My brain doesn’t want me to work on anything productive today (by which I mean paying copy). Instead, it wants to play, and write fanfiction.
I’m an odd duck among writers. I love fanfiction. I know there are writers out there who think fanfiction is TEH EVIL OMG!!!! I’m not one of them. I love fanfiction. I write it, I read it, and if it ever comes out that there is fanfiction of one of my works, I will know that I’ve made it. It means that someone likes what I write enough to want to play in my world. How is this a bad thing?
Well, okay. It’s a bad thing when someone tried to take advantage of the author (which supposedly happened to Marion Zimmer Bradley. I say supposedly, because I’ve finally heard the other side of the story, and the question of who took advantage of whom is open to debate).
And now we have the incredible popularity of 50 Shades of Gray, which the author admits started as Twilight fanfiction. I haven’t read Twilight, and based on the reviews I’ve read, I’ve no intention of reading 50 Shades of Gray.
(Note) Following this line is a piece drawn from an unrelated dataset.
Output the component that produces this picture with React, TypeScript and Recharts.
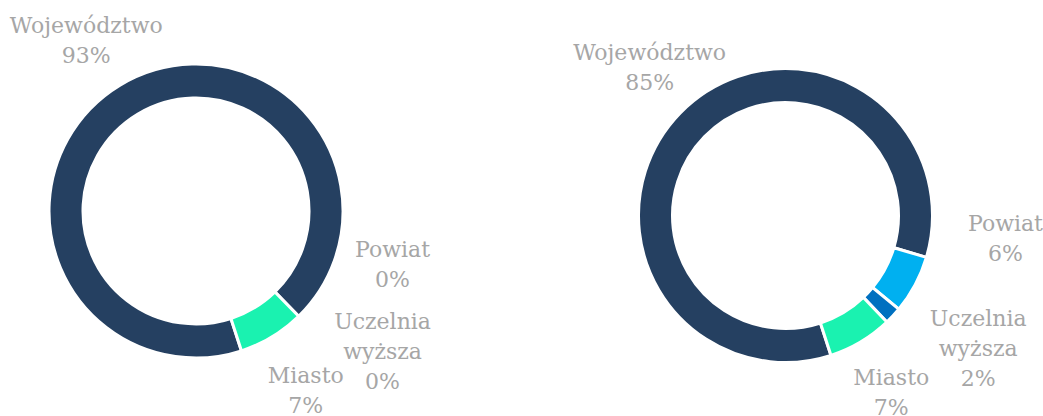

Therefore, I am not qualified to have an opinion on the subject either way. So I’m not going to get in to the ethics of sanding off the serial numbers on a fanfic and cashing in on someone else’s fanbase. It’s a sticky situation, and I’m not sure where I stand.
As I said, I love fanfiction. I’ve written fanfiction for Man from UNCLE, for Gatchaman and for Sherlock, all three of which offer some really challenging characters to write (try getting into the heads of Solo and Kuryakin, or Condor Joe, or Sherlock — I still haven’t mastered Sherlock, so I write from Watson’s POV).
I think it is a fantastic training ground for young writers. Getting a handle on someone else’s world, on someone else’s characters, that can be challenging. Doing it well can be even more challenging. But there is something relaxing about not having to make all the rules. If you play in someone else’s sandbox, you come into it with an established structure and a world already built. You can focus on telling the story you want to tell. For me, that’s playtime. And for a number of other writers, too. Elizabeth Bear writes some really nice Man from UNCLE fanfic (including one that I cannot find anymore that was a crossover with Torchwood). Cecilia Tan writes Harry Potter fanfiction. And Melanie Rawn used to write the most amazing Star Wars fanfiction under the name Ellen Randolph (sadly, not on the web and no longer in print.)
So, whenever someone says “You’re not a REAL writer, you just write fanfiction,” I can point them at my Amazon author page and say “Oh, really?”
Fanfiction is fun. I’m all for having fun.